» EXERCISE DETAILS:
Reproduce, character for character, the lines below from the first through the one with "import * as". Leave pictures out.

» DATA SECTION:
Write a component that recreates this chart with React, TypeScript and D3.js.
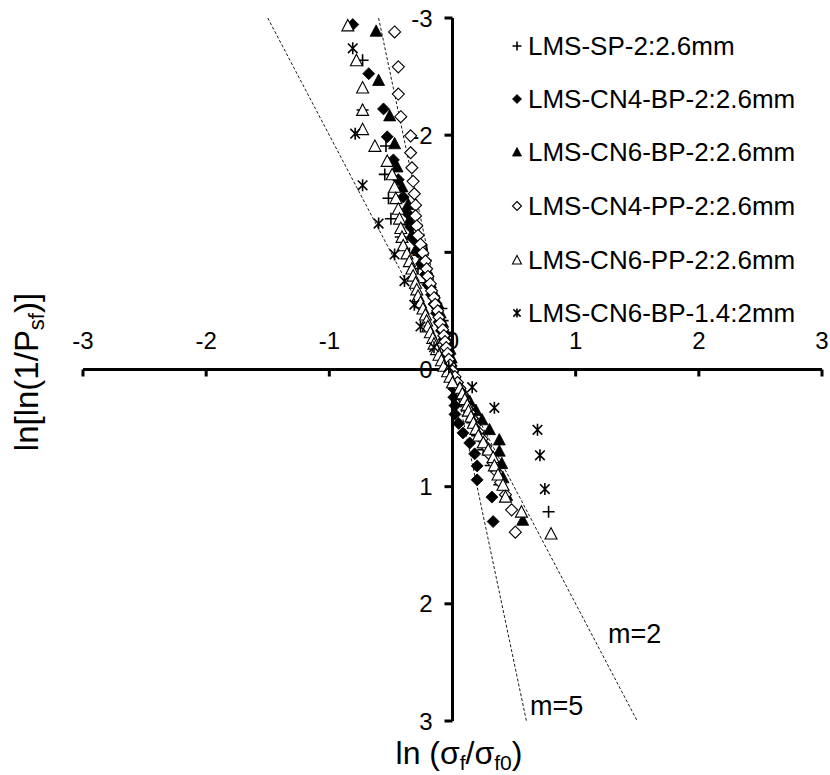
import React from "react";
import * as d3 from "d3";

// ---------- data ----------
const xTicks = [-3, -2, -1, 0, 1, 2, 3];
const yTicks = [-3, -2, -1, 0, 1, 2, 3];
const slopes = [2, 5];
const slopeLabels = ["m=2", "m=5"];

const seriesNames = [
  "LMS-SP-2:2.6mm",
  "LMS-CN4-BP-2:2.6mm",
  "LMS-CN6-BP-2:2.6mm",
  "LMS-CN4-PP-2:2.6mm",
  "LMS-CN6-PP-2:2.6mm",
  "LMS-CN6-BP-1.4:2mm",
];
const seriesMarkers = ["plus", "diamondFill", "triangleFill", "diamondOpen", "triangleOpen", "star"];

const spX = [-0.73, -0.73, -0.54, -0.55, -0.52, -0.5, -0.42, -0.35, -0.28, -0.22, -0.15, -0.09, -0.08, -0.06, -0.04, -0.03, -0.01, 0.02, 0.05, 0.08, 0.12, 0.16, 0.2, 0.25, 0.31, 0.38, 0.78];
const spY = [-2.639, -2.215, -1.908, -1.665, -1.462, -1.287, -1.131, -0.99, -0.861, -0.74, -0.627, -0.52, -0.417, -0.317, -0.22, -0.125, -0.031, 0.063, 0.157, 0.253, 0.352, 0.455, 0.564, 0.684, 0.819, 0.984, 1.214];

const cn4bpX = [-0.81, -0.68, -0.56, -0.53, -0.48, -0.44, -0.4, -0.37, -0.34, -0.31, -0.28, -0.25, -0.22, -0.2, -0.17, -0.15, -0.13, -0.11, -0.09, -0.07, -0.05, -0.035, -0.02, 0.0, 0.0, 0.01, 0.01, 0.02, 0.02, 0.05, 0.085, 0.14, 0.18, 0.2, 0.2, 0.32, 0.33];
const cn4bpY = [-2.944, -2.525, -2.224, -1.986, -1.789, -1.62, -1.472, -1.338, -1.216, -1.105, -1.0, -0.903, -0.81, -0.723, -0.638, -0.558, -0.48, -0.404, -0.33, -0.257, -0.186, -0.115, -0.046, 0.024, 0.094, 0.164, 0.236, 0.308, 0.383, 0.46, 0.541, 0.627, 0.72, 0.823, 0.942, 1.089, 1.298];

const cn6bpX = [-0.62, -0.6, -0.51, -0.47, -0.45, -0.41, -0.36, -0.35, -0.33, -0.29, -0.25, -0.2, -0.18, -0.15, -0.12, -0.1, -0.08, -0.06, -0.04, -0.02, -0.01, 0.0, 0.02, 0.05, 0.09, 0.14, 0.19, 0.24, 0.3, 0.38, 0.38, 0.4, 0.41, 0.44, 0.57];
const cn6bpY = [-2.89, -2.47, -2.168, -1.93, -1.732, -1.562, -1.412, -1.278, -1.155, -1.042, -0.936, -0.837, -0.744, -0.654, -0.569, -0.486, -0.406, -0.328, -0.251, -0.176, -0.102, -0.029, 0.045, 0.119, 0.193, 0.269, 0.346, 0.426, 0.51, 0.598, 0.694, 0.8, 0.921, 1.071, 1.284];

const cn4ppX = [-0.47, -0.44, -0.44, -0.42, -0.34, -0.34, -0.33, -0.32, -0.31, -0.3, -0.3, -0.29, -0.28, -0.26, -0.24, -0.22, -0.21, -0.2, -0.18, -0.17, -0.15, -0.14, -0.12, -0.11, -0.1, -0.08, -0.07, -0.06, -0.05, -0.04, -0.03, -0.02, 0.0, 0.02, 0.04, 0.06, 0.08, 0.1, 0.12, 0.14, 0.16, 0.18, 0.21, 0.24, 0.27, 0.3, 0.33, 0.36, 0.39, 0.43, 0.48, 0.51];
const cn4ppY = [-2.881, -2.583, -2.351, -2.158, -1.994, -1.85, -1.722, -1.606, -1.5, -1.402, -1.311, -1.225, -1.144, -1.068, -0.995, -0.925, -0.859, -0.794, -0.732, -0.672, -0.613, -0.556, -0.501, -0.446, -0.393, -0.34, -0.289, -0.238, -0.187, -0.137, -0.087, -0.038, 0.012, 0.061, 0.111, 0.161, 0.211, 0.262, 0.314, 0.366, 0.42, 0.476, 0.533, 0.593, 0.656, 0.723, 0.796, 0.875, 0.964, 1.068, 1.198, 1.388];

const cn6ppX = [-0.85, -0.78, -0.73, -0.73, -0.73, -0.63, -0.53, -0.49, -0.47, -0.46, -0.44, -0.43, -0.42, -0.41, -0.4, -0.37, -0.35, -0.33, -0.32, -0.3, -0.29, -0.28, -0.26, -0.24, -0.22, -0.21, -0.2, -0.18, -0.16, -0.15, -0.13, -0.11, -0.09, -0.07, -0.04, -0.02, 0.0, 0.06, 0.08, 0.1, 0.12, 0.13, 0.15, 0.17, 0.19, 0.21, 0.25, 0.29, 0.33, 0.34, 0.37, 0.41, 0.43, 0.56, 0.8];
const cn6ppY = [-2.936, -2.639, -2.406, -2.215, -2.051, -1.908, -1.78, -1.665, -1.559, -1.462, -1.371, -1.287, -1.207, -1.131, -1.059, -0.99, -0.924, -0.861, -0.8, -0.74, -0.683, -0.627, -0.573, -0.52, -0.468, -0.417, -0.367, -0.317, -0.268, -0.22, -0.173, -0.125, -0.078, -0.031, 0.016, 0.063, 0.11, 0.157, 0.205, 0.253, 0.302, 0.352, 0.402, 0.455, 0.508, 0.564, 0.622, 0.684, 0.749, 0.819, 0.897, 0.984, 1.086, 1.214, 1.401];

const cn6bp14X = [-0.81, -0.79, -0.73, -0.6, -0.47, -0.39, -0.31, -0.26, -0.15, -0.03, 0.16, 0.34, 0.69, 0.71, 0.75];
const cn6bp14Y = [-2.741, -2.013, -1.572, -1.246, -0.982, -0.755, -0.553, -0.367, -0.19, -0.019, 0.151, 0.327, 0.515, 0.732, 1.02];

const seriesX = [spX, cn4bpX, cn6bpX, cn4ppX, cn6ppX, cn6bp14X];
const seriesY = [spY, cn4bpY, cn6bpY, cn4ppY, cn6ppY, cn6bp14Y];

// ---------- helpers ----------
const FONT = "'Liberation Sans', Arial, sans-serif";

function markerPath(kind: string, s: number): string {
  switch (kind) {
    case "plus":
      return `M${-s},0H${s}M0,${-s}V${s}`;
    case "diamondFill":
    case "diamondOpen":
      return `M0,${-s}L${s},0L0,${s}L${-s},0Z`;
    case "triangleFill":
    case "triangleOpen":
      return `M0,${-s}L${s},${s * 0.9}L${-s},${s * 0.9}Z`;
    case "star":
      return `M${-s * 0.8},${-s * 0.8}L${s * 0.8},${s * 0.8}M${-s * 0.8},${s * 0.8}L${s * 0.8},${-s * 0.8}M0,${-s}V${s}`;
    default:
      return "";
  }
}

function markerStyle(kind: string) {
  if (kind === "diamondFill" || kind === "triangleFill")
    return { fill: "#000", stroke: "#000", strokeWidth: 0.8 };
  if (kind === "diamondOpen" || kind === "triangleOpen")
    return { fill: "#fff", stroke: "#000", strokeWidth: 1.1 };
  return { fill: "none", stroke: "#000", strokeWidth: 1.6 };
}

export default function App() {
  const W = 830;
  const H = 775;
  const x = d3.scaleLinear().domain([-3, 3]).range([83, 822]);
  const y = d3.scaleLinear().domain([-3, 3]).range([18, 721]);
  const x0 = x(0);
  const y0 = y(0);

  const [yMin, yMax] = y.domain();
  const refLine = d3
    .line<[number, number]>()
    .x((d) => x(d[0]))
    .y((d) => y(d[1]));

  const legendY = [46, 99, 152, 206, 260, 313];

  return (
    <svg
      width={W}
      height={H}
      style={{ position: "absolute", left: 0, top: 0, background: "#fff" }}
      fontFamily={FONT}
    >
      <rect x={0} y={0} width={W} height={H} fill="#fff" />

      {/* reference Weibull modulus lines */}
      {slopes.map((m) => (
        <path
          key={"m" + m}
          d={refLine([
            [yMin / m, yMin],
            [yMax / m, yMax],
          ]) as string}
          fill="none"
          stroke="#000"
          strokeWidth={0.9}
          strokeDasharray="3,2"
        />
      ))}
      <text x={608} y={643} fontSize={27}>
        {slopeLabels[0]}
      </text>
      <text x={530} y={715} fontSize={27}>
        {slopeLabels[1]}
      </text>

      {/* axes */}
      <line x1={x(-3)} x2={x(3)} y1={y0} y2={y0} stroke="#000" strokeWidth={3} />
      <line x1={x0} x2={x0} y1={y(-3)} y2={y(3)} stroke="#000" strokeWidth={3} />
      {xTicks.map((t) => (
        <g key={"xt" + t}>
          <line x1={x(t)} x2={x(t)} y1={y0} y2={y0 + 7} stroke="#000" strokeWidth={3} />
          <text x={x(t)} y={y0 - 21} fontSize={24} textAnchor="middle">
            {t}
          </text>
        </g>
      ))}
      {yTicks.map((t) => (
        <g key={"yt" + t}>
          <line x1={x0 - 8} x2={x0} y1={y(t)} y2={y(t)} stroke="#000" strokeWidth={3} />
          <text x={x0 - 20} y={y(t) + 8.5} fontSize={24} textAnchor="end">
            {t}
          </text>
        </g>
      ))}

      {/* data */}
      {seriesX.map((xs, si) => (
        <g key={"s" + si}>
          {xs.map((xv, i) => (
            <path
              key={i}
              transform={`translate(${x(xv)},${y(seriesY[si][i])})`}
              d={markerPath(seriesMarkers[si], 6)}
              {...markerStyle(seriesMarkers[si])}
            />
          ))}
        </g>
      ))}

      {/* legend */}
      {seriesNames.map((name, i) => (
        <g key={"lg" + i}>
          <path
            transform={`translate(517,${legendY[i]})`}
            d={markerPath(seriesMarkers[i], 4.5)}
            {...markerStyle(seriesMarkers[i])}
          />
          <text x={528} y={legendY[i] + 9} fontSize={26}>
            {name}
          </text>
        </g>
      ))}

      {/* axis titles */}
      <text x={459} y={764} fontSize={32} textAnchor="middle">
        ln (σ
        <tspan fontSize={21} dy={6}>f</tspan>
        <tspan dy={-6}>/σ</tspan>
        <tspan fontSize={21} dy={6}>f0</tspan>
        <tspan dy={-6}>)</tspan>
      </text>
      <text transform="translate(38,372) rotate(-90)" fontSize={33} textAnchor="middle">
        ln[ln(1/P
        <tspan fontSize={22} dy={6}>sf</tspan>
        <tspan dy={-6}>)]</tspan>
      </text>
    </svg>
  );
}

» WRITTEN RESPONSE:
Write a component that recreates this chart with React, TypeScript and D3.js.
import React from "react";
import * as d3 from "d3";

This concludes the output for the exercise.